ESERCIZI SPIRITUALI DEL CLERO MERCOLEDÌ 26 NOVEMBRE – QUINTA MEDITAZIONE

Quinta meditazione
Nel pomeriggio, Mons. Piccinonna ha evidenziato ancora alcuni tratti salienti di Giovanni il Battista che, oltre a essere Precursore, amico dello Sposo, è anche “testimone”. Egli grida la sua testimonianza rivolta sempre e solo nei confronti di Gesù, che è il centro, l’assoluto. Il modo con cui Giovanni predica è una provocazione per chi lo ascolta. Quello che dice non è indifferente e fa suscitare una domanda “feriale”: “Che cosa dobbiamo fare?”. Egli non compie segni straordinari, ma ciò che rimane di lui è la verità delle sue parole, della sua vita, della sua azione. In lui c’è una coerenza assoluta tra ciò che annuncia e ciò che vive. In Giovanni c’è anche la verità della sua preghiera. Come pregava? Non lo sappiamo.

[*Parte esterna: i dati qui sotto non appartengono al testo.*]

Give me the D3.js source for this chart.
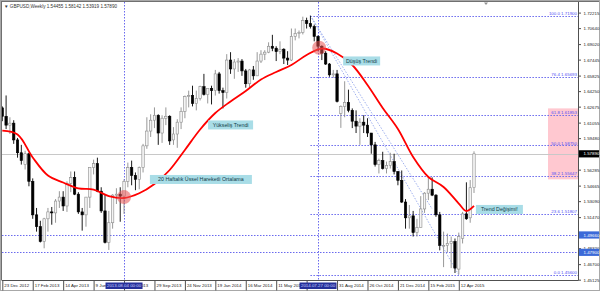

Fatto sta che a lui siamo debitori del “Padre nostro” perché nel Vangelo di Luca gli apostoli chiedono a Gesù: “Maestro, insegnaci a pregare come anche Giovanni ha insegnato ai suoi discepoli”. E Gesù risponde: “Quando pregate dite: Padre”.
Giovanni ha una missione ben precisa: “Ogni uomo vedrà la salvezza del Signore”. Per cui è cosciente che il Vangelo è per tutti ed è molto esigente. Ecco perché, quando vanno alcune categorie di persone, che non erano considerate “degne” di ricevere l’annuncio della Parola, lui opera un sano discernimento e alla domanda: “Cosa dobbiamo fare?” risponde non tanto con una indicazione “quantitativa”, ma con uno stile di vita, che si fonda sulla logica del dono: “Chi ha due tuniche ne dia una a chi non ne ha e chi ha da mangiare, faccia altrettanto”. Perché in ogni dare c’è qualcosa di Dio.

Giovanni, quindi, annuncia la Parola a tutti, anche a Erode, smascherando in lui lo stile del possesso, che è contro Dio: “Non puoi prendere la moglie di tuo fratello”. Giovanni è cosciente di ciò a cui va incontro, ma non si sottrae alla sua missione di gridare la verità. Erode lo fa arrestare e, nel contesto di un banchetto dove tutti fanno a gara a chi si può mettere contro gli altri, Giovanni è ucciso tragicamente da innocente. Per cui anche il suo martirio lo fa essere Precursore della passione e della morte di Gesù.

Guardando a Giovanni, anche noi sacerdoti, per il battesimo ricevuto e per l’ordinazione presbiterale, siamo costituiti profeti e testimoni, annunciatori di una Verità (Gesù Cristo) che non ci appartiene e che ci supera. Siamo invitati a annunciare, denunciare, rinunciare, avendo a cuore che il Vangelo arrivi a tutti, senza escludere nessuno. Certo, il “mistero dell’iniquità”, presente nella storia dell’umanità e a volte anche nella Chiesa, ci chiede di vivere la dimensione penitenziale per portare il proprio peccato, quello della nostra gente, della Chiesa e del mondo e consegnarlo all’abbraccio misericordioso di Dio. Solo così possiamo essere, come Giovanni, capaci di accogliere le domande che quotidianamente ci vengono rivolte e, se anche non sappiamo dare risposte “esatte” certamente sapremo indicare un assoluto, un centro: la presenza del Veniente che dona vita e gioia a tutti.